It is clinical work with the most difficult patients – those with severe narcissistic, sadomasochistic, and borderline disorders – that poses the greatest challenge to the therapist’s guiding assumptions about clinical process; indeed, such work often leads therapists to question beliefs and expectations that formerly seemed self-evident. In Getting From Here to There: Analytic Love, Analytic Process, Sheldon Bach elaborates the holistic vision that guides him in work with just such patients. He dwells especially on the “attentive presence” through which the analyst effects a “meeting” with patients that invites the latter’s trust in the analyst and in the therapeutic process. And he writes of love – of patient for analyst and of analyst for patient – that grows out of this mutual trust and sustains therapeutic process. For Bach, analytic therapy aims at understanding the person as a mind-body unity that manifests particular states of consciousness.
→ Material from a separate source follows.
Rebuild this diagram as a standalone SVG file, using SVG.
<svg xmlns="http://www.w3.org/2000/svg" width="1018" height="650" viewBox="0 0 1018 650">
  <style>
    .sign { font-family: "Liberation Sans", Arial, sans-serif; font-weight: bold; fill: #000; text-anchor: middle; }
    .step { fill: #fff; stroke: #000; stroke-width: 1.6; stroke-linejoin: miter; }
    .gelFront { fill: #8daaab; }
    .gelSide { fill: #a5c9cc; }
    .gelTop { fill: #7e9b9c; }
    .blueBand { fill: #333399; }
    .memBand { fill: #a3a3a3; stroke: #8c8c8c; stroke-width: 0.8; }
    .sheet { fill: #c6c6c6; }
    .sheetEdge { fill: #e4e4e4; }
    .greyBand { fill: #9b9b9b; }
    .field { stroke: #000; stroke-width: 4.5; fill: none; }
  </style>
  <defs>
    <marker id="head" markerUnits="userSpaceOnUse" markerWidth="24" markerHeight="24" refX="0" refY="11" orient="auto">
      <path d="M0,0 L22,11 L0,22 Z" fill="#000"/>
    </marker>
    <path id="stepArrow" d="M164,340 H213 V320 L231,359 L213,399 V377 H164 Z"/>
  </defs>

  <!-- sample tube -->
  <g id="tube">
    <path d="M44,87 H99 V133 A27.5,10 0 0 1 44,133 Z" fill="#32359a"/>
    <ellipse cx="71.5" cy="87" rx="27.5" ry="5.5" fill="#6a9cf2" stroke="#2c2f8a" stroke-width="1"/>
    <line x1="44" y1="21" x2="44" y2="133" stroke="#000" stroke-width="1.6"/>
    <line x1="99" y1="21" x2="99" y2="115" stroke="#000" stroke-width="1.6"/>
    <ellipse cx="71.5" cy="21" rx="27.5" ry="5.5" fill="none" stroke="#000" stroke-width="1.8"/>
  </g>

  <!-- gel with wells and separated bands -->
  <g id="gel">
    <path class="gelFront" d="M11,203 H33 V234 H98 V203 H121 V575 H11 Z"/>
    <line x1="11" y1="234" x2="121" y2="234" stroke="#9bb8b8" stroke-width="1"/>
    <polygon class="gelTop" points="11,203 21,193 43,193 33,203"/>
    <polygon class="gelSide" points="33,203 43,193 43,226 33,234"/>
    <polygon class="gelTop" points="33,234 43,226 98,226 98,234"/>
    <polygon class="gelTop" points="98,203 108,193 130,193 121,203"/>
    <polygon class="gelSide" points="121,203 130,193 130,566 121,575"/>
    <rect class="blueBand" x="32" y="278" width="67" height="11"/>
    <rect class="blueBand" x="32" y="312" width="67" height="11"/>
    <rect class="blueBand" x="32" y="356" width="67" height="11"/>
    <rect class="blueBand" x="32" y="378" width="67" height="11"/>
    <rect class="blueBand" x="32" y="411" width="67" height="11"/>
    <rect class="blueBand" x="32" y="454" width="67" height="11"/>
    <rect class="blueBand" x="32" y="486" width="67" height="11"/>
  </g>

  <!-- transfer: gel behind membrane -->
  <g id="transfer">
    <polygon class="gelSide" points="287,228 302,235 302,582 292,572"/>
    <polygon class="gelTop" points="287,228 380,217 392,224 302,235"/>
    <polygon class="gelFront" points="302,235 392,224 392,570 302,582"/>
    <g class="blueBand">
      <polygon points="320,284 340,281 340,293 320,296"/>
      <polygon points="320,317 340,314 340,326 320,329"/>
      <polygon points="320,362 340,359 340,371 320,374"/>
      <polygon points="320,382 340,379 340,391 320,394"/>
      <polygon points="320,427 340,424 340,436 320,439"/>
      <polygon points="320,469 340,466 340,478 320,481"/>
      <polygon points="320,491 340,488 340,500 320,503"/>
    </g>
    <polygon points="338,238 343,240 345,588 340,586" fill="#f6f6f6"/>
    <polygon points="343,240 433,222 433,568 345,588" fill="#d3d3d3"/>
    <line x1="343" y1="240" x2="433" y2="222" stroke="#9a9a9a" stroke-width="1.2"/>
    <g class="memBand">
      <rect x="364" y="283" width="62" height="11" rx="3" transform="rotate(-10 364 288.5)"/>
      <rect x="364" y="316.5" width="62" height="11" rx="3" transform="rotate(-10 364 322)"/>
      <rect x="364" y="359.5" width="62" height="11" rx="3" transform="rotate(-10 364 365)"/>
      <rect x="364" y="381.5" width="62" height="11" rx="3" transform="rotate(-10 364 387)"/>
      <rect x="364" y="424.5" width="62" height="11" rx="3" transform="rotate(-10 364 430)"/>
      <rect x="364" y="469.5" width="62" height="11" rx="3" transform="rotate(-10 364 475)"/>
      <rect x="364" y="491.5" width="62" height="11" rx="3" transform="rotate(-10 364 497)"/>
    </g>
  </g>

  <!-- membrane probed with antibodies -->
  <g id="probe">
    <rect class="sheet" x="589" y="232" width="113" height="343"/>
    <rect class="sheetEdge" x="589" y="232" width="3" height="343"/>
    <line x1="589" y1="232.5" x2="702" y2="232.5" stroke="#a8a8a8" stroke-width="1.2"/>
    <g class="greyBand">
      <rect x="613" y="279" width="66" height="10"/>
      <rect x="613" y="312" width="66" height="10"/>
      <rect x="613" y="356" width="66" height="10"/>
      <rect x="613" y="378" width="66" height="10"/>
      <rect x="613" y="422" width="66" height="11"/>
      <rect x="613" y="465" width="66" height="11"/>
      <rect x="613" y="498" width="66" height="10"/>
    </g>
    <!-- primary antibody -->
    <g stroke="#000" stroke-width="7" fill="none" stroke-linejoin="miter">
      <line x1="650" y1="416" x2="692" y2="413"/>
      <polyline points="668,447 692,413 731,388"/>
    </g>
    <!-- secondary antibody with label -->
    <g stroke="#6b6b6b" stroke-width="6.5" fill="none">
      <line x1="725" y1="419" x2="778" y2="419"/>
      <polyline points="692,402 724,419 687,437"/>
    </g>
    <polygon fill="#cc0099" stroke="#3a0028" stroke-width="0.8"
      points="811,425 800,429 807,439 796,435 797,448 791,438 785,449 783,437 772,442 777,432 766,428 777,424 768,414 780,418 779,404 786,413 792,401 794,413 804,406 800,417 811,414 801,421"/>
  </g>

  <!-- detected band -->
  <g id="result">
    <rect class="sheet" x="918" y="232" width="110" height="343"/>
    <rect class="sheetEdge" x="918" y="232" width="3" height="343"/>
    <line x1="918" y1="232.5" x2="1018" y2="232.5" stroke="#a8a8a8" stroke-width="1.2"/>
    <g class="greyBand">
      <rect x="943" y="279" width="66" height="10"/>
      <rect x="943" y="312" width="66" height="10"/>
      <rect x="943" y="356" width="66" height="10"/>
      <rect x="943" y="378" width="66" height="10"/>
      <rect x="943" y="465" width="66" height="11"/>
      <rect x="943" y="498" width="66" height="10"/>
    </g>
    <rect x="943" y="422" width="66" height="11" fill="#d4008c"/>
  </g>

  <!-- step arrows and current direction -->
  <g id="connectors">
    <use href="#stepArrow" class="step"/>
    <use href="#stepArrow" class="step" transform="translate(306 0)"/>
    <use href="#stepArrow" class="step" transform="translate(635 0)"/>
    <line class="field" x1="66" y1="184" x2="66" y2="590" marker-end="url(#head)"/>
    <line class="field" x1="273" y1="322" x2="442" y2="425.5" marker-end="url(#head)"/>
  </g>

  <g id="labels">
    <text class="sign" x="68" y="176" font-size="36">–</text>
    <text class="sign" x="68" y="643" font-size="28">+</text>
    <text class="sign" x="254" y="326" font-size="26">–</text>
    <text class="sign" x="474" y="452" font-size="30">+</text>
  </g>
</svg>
This holistic vision of treatment sustains a flexible clinical orientation that enables the analyst to “meet” states of consciousness in order to bring them into a system of which the analyst forms a part. Bach thoughtfully explores the clinical issues that enter into this taxing process, among them the establishment and maintenence of basic trust; the patient’s or the therapist’s presence in the other’s mind; and the shifts in agency between patient and therapist. And he describes at length the frequently exhausting, even demoralizing, transference-countertransference struggles that enter into this type of analytic work.
Throughout, Bach is guided by the conviction that work with extremely challenging patients promotes the psychological growth and increased self-knowledge of patient and analyst alike. And he is admirably clear that the “mutual living through” of such treatments nurtures a kind of love between patient and analyst.